Yes, absolutely. It's certainly a good idea to try to do that, but it also seems to be something that happens naturally, and it's been working.

It seems like the problems that we're being asked to solve now with the amounts of data to solve them, have become extremely complex. That the future probably brings us to a point where we'll, because of the complexity of the problem, that we're going to need a broad range of disciplines and knowledge experiences, expertise all on the team. And building these integrative team is going to be very important for the future. What do you think?

I agree 100% with you. Ultimately things like data science or supercomputers are just tools, and you can't build a tool and expect people to use it or know how to use it productively. You do have to build a tool with users in mind, and if it's a complex tool, you often have to work hand in hand with the person who's using your tool in order to get something great to come out of it.

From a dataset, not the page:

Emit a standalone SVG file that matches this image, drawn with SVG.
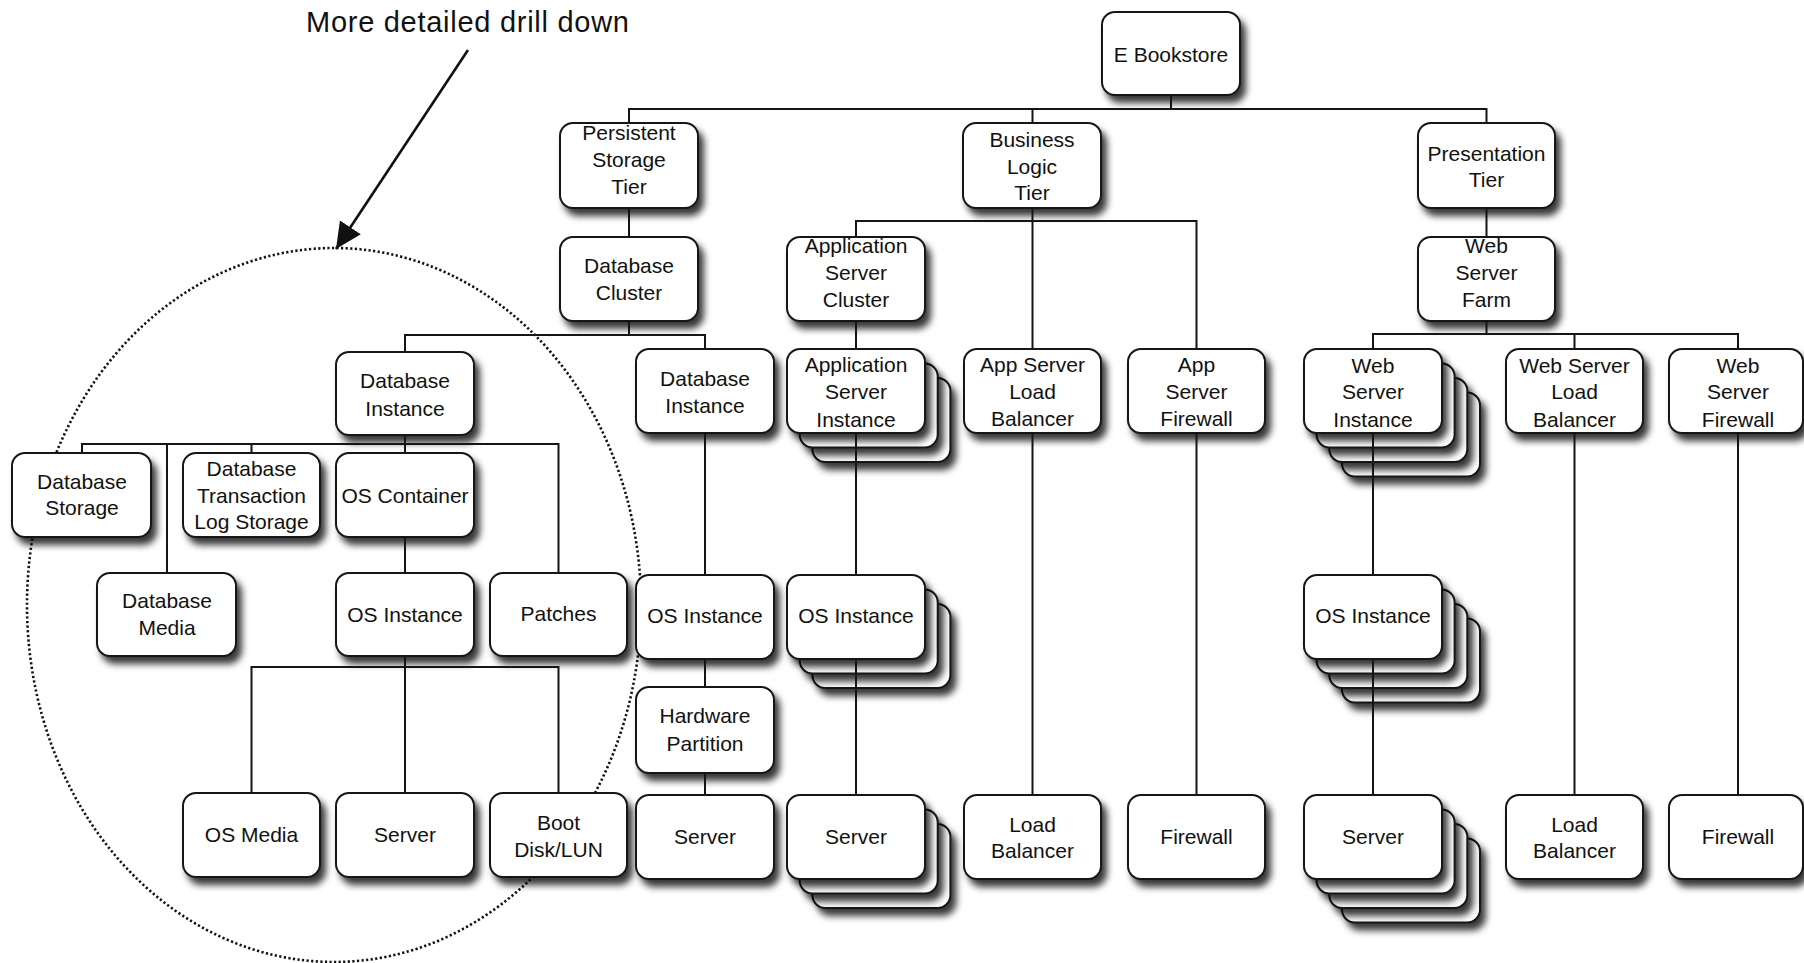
<svg xmlns="http://www.w3.org/2000/svg" width="1804" height="963" viewBox="0 0 1804 963">
<style>
.box{fill:#fff;stroke:#151515;stroke-width:2;filter:url(#sh)}
.t{font-family:"Liberation Sans",Arial,sans-serif;font-size:21px;fill:#111;text-anchor:middle}
.title{font-family:"Liberation Sans",Arial,sans-serif;font-size:29px;fill:#111}
.c{fill:none;stroke:#151515;stroke-width:2}
.halo{fill:none;stroke:#111;stroke-width:2.6;stroke-dasharray:2.2 2.4}
</style>
<defs>
<filter id="sh" x="-20%" y="-20%" width="150%" height="160%">
<feDropShadow dx="5" dy="7" stdDeviation="3.5" flood-color="#000" flood-opacity="0.78"/>
</filter>
<marker id="ah" markerUnits="userSpaceOnUse" markerWidth="27" markerHeight="26" refX="26" refY="12.5" orient="auto">
<path d="M0,0 L26,12.5 L0,25 z" fill="#111"/>
</marker>
<rect id="b" width="138" height="84" rx="13"/>
</defs>
<rect width="1804" height="963" fill="#fff"/>

<g id="drilldown">
<ellipse class="halo" cx="334" cy="605" rx="307" ry="357"/>
<text class="title" x="306" y="32" textLength="323" lengthAdjust="spacing">More detailed drill down</text>
<path d="M468,50 L336,249" stroke="#111" stroke-width="2.6" fill="none" marker-end="url(#ah)"/>
</g>

<g id="ebookstore"><rect class="box" x="1102" y="12" width="138" height="83" rx="13"/><text class="t" x="1171" y="62">E Bookstore</text></g>
<g id="persistent"><rect class="box" x="560" y="123" width="138" height="85" rx="13"/><text class="t" x="629" y="140">Persistent</text><text class="t" x="629" y="167">Storage</text><text class="t" x="629" y="194">Tier</text></g>
<g id="business"><rect class="box" x="963" y="123" width="138" height="85" rx="13"/><text class="t" x="1032" y="147">Business</text><text class="t" x="1032" y="174">Logic</text><text class="t" x="1032" y="200">Tier</text></g>
<g id="presentation"><rect class="box" x="1418" y="123" width="137" height="85" rx="13"/><text class="t" x="1486.5" y="161">Presentation</text><text class="t" x="1486.5" y="187">Tier</text></g>
<g id="dbcluster"><rect class="box" x="560" y="237" width="138" height="84" rx="13"/><text class="t" x="629" y="273">Database</text><text class="t" x="629" y="300">Cluster</text></g>
<g id="appcluster"><rect class="box" x="787" y="237" width="138" height="84" rx="13"/><text class="t" x="856" y="253">Application</text><text class="t" x="856" y="280">Server</text><text class="t" x="856" y="307">Cluster</text></g>
<g id="webfarm"><rect class="box" x="1418" y="237" width="137" height="84" rx="13"/><text class="t" x="1486.5" y="253">Web</text><text class="t" x="1486.5" y="280">Server</text><text class="t" x="1486.5" y="307">Farm</text></g>

<g id="dbinstance-left"><rect class="box" x="336" y="352" width="138" height="83" rx="13"/><text class="t" x="405" y="388">Database</text><text class="t" x="405" y="416">Instance</text></g>
<g id="dbinstance-right"><rect class="box" x="636" y="349" width="138" height="84" rx="13"/><text class="t" x="705" y="386">Database</text><text class="t" x="705" y="413">Instance</text></g>
<g id="appinstance">
<use href="#b" class="box" x="812.4" y="378"/><use href="#b" class="box" x="799.7" y="363.5"/><use href="#b" class="box" x="787" y="349"/>
<text class="t" x="856" y="372">Application</text><text class="t" x="856" y="399">Server</text><text class="t" x="856" y="427">Instance</text></g>
<g id="applb"><rect class="box" x="964" y="349" width="137" height="84" rx="13"/><text class="t" x="1032.5" y="372">App Server</text><text class="t" x="1032.5" y="399">Load</text><text class="t" x="1032.5" y="426">Balancer</text></g>
<g id="appfw"><rect class="box" x="1128" y="349" width="137" height="84" rx="13"/><text class="t" x="1196.5" y="372">App</text><text class="t" x="1196.5" y="399">Server</text><text class="t" x="1196.5" y="426">Firewall</text></g>
<g id="webinstance">
<use href="#b" class="box" x="1342" y="392.5"/><use href="#b" class="box" x="1329.3" y="378"/><use href="#b" class="box" x="1316.6" y="363.5"/><use href="#b" class="box" x="1304" y="349"/>
<text class="t" x="1373" y="373">Web</text><text class="t" x="1373" y="399">Server</text><text class="t" x="1373" y="427">Instance</text></g>
<g id="weblb"><rect class="box" x="1506" y="349" width="137" height="84" rx="13"/><text class="t" x="1574.5" y="373">Web Server</text><text class="t" x="1574.5" y="399">Load</text><text class="t" x="1574.5" y="427">Balancer</text></g>
<g id="webfw"><rect class="box" x="1669" y="349" width="134" height="84" rx="13"/><text class="t" x="1738" y="373">Web</text><text class="t" x="1738" y="399">Server</text><text class="t" x="1738" y="427">Firewall</text></g>

<g id="dbstorage"><rect class="box" x="12" y="453" width="139" height="84" rx="13"/><text class="t" x="82" y="489">Database</text><text class="t" x="82" y="515">Storage</text></g>
<g id="dbtxlog"><rect class="box" x="183" y="453" width="137" height="84" rx="13"/><text class="t" x="251.5" y="476">Database</text><text class="t" x="251.5" y="503">Transaction</text><text class="t" x="251.5" y="529">Log Storage</text></g>
<g id="oscontainer"><rect class="box" x="336" y="453" width="138" height="84" rx="13"/><text class="t" x="405" y="503">OS Container</text></g>
<g id="dbmedia"><rect class="box" x="97" y="573" width="139" height="83" rx="13"/><text class="t" x="167" y="608">Database</text><text class="t" x="167" y="635">Media</text></g>
<g id="osinstance-left"><rect class="box" x="336" y="573" width="138" height="83" rx="13"/><text class="t" x="405" y="622">OS Instance</text></g>
<g id="patches"><rect class="box" x="490" y="573" width="137" height="83" rx="13"/><text class="t" x="558.5" y="621">Patches</text></g>
<g id="osinstance-db"><rect class="box" x="636" y="575" width="138" height="84" rx="13"/><text class="t" x="705" y="623">OS Instance</text></g>
<g id="osinstance-app">
<use href="#b" class="box" x="812.4" y="604"/><use href="#b" class="box" x="799.7" y="589.5"/><use href="#b" class="box" x="787" y="575"/>
<text class="t" x="856" y="623">OS Instance</text></g>
<g id="osinstance-web">
<use href="#b" class="box" x="1342" y="618.5"/><use href="#b" class="box" x="1329.3" y="604"/><use href="#b" class="box" x="1316.6" y="589.5"/><use href="#b" class="box" x="1304" y="575"/>
<text class="t" x="1373" y="623">OS Instance</text></g>
<g id="hwpartition"><rect class="box" x="636" y="687" width="138" height="86" rx="13"/><text class="t" x="705" y="723">Hardware</text><text class="t" x="705" y="751">Partition</text></g>

<g id="osmedia"><rect class="box" x="183" y="793" width="137" height="84" rx="13"/><text class="t" x="251.5" y="842">OS Media</text></g>
<g id="server-left"><rect class="box" x="336" y="793" width="138" height="84" rx="13"/><text class="t" x="405" y="842">Server</text></g>
<g id="bootdisk"><rect class="box" x="490" y="793" width="137" height="84" rx="13"/><text class="t" x="558.5" y="830">Boot</text><text class="t" x="558.5" y="857">Disk/LUN</text></g>
<g id="server-db"><rect class="box" x="636" y="795" width="138" height="84" rx="13"/><text class="t" x="705" y="844">Server</text></g>
<g id="server-app">
<use href="#b" class="box" x="812.4" y="824"/><use href="#b" class="box" x="799.7" y="809.5"/><use href="#b" class="box" x="787" y="795"/>
<text class="t" x="856" y="844">Server</text></g>
<g id="loadbalancer-app"><rect class="box" x="964" y="795" width="137" height="84" rx="13"/><text class="t" x="1032.5" y="832">Load</text><text class="t" x="1032.5" y="858">Balancer</text></g>
<g id="firewall-app"><rect class="box" x="1128" y="795" width="137" height="84" rx="13"/><text class="t" x="1196.5" y="844">Firewall</text></g>
<g id="server-web">
<use href="#b" class="box" x="1342" y="838.5"/><use href="#b" class="box" x="1329.3" y="824"/><use href="#b" class="box" x="1316.6" y="809.5"/><use href="#b" class="box" x="1304" y="795"/>
<text class="t" x="1373" y="844">Server</text></g>
<g id="loadbalancer-web"><rect class="box" x="1506" y="795" width="137" height="84" rx="13"/><text class="t" x="1574.5" y="832">Load</text><text class="t" x="1574.5" y="858">Balancer</text></g>
<g id="firewall-web"><rect class="box" x="1669" y="795" width="134" height="84" rx="13"/><text class="t" x="1738" y="844">Firewall</text></g>

<g id="connectors">
<path class="c" d="M1171,95 V109 M629,123 V109 H1486.5 V123 M1032.5,109 V123"/>
<path class="c" d="M629,208 V237 M1486.5,208 V237"/>
<path class="c" d="M629,321 V335 M405,352 V335 H705 V349"/>
<path class="c" d="M1032.5,208 V349 M856,237 V221 H1196.5 V349"/>
<path class="c" d="M856,321 V349"/>
<path class="c" d="M1486.5,321 V334 M1373,349 V334 H1738 V349 M1574.5,334 V349"/>
<path class="c" d="M705,433 V575 M705,659 V687 M705,773 V795"/>
<path class="c" d="M856,433 V575 M856,659 V795"/>
<path class="c" d="M1032.5,433 V795 M1196.5,433 V795"/>
<path class="c" d="M1373,433 V575 M1373,659 V795 M1574.5,433 V795 M1738,433 V795"/>
<path class="c" d="M405,435 V444 M82,453 V444 H558.5 V573 M167,444 V573 M251.5,444 V453 M405,444 V453"/>
<path class="c" d="M405,537 V573 M405,656 V667 M251.5,793 V667 H558.5 V793 M405,667 V793"/>
</g>
</svg>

In some places, there can be a culture of people who have long been the first of their kind to do something, and there's a mentality amongst many staff that everyone can just figure things out, build things themselves, and do the full stack. In some scientific disciplines, arguably, that's still doable. As a physicist, you could build an instrument that's world class without necessarily being a mechanical engineer as well. But computing has gotten sufficiently complicated that I just don't think that's possible anymore.

You can still be very productive as a single person army for sure, but to make the most out of computing, all the way down from the individual hardware components to system software to the data analytics tools that are built on top of that, it's really difficult to do it by oneself. You really do need to have a diverse team of people who have skills that are complementary but not completely overlapping.